SINGAPORE - Firms should have to give priority to Singaporeans for jobs if they have suitable qualifications and experience, Ms Foo Mee Har (West Coast GRC) said in the debate on the President's Address on Monday.
"It is time that we move our manpower policies for PMEs (professionals, managers and executives) from a defensive, anti-discrimination position to one where we actively promote and champion the hiring and development of Singaporeans," she said.
She noted that the Manpower Ministry's Fair Consideration Framework, which will take effect from August 1, will require firms to advertise on a jobs bank for 14 days before applying to hire foreign PMEs on Employment Passes. However, the firm's eventual hiring decision is left up to them.
"The Manpower Minister further emphasized that FCF is not about 'Hire Singaporeans First' - but many are asking, "Why not?'" said Ms Foo.
She called for employers to instead have to prove that if a foreigner is hired, that is only because there are no suitable locals for the job. This would mean scrutinising firms' hiring decisions to see if qualified Singaporeans were given priority.

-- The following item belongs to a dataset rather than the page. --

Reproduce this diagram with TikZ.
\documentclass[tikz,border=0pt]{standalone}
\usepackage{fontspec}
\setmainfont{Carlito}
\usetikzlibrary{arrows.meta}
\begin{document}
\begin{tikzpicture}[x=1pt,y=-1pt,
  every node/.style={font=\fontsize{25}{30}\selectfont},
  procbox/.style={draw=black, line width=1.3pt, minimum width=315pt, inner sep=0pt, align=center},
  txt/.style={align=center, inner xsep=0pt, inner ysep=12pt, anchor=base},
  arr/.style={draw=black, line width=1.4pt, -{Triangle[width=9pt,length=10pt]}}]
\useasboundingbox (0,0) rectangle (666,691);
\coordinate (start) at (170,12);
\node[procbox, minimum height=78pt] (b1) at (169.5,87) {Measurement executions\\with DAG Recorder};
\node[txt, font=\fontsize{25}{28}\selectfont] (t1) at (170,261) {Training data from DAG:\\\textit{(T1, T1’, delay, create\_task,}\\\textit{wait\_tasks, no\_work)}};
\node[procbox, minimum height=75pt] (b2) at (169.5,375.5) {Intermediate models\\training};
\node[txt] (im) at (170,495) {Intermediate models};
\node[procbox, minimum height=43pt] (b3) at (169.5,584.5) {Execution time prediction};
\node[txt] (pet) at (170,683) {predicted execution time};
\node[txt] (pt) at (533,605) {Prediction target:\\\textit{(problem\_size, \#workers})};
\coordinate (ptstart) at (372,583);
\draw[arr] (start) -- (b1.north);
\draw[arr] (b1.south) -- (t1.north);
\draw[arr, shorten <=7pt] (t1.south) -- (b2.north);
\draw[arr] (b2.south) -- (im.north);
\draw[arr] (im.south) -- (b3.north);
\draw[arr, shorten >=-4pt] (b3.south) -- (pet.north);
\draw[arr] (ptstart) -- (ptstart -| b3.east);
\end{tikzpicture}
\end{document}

This is already being done in places such as Hong Kong and Britain, she added. "The infrastructure developed under FCF such as a national jobs bank, should pave the way for us to progress to the next stage of Singaporeans first for jobs they can do."

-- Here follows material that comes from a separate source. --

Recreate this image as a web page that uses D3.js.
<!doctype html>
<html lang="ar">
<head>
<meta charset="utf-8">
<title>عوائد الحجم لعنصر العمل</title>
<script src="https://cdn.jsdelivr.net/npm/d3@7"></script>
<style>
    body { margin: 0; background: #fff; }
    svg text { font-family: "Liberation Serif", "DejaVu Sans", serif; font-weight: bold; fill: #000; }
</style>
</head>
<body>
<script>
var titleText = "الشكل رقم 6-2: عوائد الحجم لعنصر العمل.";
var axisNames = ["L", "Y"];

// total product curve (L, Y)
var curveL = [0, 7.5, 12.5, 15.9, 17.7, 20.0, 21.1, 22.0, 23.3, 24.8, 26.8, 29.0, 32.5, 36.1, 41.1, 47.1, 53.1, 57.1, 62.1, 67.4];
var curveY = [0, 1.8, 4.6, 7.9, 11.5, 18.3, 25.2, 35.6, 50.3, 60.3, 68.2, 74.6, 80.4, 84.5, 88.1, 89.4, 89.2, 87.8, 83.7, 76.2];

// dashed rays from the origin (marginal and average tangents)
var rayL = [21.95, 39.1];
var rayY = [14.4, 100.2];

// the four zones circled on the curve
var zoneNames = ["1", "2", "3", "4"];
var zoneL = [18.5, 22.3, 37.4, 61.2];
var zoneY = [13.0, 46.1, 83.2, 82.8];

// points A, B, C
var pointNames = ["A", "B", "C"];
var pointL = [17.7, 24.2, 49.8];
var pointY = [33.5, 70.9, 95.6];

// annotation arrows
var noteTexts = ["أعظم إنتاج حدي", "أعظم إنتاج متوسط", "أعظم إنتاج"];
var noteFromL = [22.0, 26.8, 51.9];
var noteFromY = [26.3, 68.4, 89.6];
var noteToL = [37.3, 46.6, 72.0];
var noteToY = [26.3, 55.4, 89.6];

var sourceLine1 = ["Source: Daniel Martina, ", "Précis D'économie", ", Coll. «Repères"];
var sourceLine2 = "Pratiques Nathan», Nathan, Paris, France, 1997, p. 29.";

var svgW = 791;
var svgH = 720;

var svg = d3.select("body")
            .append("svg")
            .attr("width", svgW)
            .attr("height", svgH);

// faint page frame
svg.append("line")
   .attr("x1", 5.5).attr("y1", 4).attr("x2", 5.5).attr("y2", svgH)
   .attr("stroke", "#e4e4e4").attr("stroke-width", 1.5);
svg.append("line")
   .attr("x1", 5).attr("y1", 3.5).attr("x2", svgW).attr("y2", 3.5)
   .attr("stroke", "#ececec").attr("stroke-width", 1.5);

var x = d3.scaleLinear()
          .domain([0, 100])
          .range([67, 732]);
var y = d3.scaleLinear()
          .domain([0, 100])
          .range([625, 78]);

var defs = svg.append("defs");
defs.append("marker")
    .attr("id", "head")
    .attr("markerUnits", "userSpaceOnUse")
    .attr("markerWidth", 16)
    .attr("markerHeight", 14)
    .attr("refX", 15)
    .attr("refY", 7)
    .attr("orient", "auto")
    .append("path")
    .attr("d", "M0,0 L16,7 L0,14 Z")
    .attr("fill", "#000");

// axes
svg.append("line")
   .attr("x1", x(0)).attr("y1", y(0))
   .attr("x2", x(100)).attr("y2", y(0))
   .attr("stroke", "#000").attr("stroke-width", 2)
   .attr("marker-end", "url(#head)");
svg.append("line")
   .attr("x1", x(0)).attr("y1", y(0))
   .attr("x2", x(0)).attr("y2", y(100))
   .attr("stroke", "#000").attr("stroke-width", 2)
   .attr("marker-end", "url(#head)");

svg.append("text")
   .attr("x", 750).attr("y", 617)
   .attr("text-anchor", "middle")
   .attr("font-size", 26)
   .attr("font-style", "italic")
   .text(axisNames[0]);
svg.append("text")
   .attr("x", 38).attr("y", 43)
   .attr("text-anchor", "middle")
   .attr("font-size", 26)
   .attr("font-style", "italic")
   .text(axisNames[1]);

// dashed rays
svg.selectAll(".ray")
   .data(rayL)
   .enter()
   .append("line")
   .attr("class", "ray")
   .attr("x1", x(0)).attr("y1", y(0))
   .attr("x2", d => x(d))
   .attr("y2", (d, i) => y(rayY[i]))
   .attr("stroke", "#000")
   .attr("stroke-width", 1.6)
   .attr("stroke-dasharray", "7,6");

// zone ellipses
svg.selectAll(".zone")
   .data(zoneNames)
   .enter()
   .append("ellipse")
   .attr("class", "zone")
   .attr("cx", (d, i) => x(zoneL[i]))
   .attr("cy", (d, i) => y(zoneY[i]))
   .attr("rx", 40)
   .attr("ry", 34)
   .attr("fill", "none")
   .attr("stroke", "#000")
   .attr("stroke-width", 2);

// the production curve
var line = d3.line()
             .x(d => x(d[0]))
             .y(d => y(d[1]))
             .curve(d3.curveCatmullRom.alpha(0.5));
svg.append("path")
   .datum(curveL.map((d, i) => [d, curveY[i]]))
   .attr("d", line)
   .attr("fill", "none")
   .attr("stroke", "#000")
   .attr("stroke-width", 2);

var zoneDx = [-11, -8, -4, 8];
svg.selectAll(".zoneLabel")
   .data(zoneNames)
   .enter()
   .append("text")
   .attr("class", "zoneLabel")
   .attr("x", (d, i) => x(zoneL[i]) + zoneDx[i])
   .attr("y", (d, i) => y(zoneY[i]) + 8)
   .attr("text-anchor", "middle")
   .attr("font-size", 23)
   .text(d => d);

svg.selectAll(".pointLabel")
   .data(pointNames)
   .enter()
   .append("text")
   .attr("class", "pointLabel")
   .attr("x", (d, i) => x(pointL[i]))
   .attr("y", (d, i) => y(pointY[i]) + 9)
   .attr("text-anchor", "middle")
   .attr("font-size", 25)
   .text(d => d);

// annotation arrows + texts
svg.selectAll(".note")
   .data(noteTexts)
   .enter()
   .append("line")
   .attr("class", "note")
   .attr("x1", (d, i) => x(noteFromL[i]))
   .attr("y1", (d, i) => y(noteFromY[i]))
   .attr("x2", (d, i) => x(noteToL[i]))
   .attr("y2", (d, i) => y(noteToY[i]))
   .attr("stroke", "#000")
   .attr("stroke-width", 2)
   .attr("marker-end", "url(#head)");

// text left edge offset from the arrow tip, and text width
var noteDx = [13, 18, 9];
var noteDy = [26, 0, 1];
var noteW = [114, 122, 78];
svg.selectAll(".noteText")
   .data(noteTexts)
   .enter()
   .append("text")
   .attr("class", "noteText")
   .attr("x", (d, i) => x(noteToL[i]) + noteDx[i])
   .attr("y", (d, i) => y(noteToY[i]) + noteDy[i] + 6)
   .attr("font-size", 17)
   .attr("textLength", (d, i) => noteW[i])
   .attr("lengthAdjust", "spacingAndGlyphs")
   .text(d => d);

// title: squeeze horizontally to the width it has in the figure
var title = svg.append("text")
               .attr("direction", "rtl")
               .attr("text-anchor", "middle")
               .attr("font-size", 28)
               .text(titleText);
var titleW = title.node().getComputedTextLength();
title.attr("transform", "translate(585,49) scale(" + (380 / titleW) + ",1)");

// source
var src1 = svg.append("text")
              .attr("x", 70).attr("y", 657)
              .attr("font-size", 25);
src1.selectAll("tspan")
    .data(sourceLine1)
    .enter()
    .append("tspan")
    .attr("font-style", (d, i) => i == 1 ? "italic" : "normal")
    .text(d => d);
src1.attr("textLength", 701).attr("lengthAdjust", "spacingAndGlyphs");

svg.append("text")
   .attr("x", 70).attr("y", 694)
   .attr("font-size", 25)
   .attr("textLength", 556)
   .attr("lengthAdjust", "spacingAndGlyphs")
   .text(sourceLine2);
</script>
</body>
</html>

Ms Foo also proposed that firms which are allowed to hire foreigners should be obliged to have a formal system for training and developing Singaporeans.
As part of the Employment Pass approval process, employers should have to ensure that skills are being transferred to locals. For instance, there could be training and mentorship of Singaporeans, and Singaporeans should be groomed to take over key positions. This could start with companies or sectors with high concentrations of foreign PMEs, said Ms Foo.
"I believe that the current negative sentiment against foreign talent will ease when Singaporeans no longer feel that their livelihoods are threatened. And when they feel they have much to gain from a systematic transfer of skills and knowledge from foreign colleagues who bring expertise, I believe Singaporeans' attitudes toward them will be more welcoming."